Desde una iluminada cualidad lactescente la mañana ofrece su fresca brisa de levante bajo un dosel de algodonosas nubes indefinidas que dejan gravitar una luz pálida, de imperceptible marfil.
El mar está literalmente desaparecido, totalmente blanquecino, invadido por la tranquila suavidad del cielo. Es tan incierto, inexistente e impreciso el horizonte que en él los buques, en su distancia, parecen flotar en el mismo aire, confuso y níveo.
La playa acoge una abundante presencia humana sobrecogida en la paz inenarrable que ofrece el día, la arena calla, el mar duerme soñando con las olas que alguna vez tuvo otrora.
Las nubes acaban ingeniando un panel único de claridad difusa, que el sol a media mañana casi logra atravesar en ocasiones, ofreciendo así entonces su tibia caricia, regalando leves sombras a las palmeras dormitando todavía.
Las primeras horas de la tarde son soleadas, agradables. En sol ha conseguido abrir la nubosidad casi por completo, sólo persiste un leve y uniforme, mínimo tapiz de vaho neblinoso que le da al cielo un tono de azul blancuzco.
Aprovecho esas horas de calor y decido nadar un rato. El agua tiene una superficie cálida, sin olas se ha entibiado durante el día, por debajo es fresca, agradable, tierna.
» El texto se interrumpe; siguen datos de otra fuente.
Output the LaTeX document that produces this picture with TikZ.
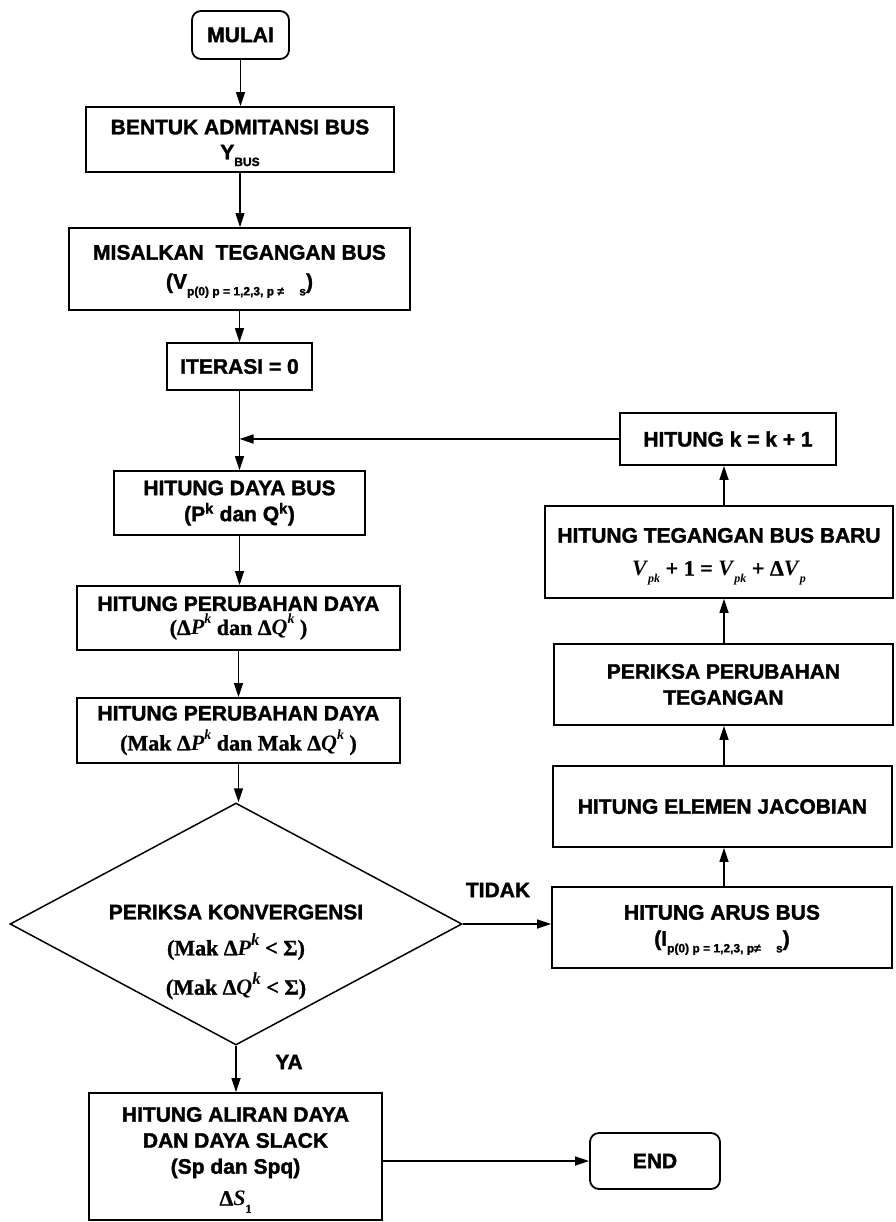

Se ofrece a los escasos bañistas con un suave verde azulado, translúcida, callada y quieta.
La tarde finaliza totalmente despejada, solo la humedad del aire confiere a todas las distancias un imperceptible velo, al que el sol cada vez más ausente va dejándole sus más tiernos malvas, sus ensoñadores rosas.
El día acaba, en la calle algunos transeúntes dejan caer sus pasos indolentes, inundados de la calma del crepúsculo tan cercano como infinito.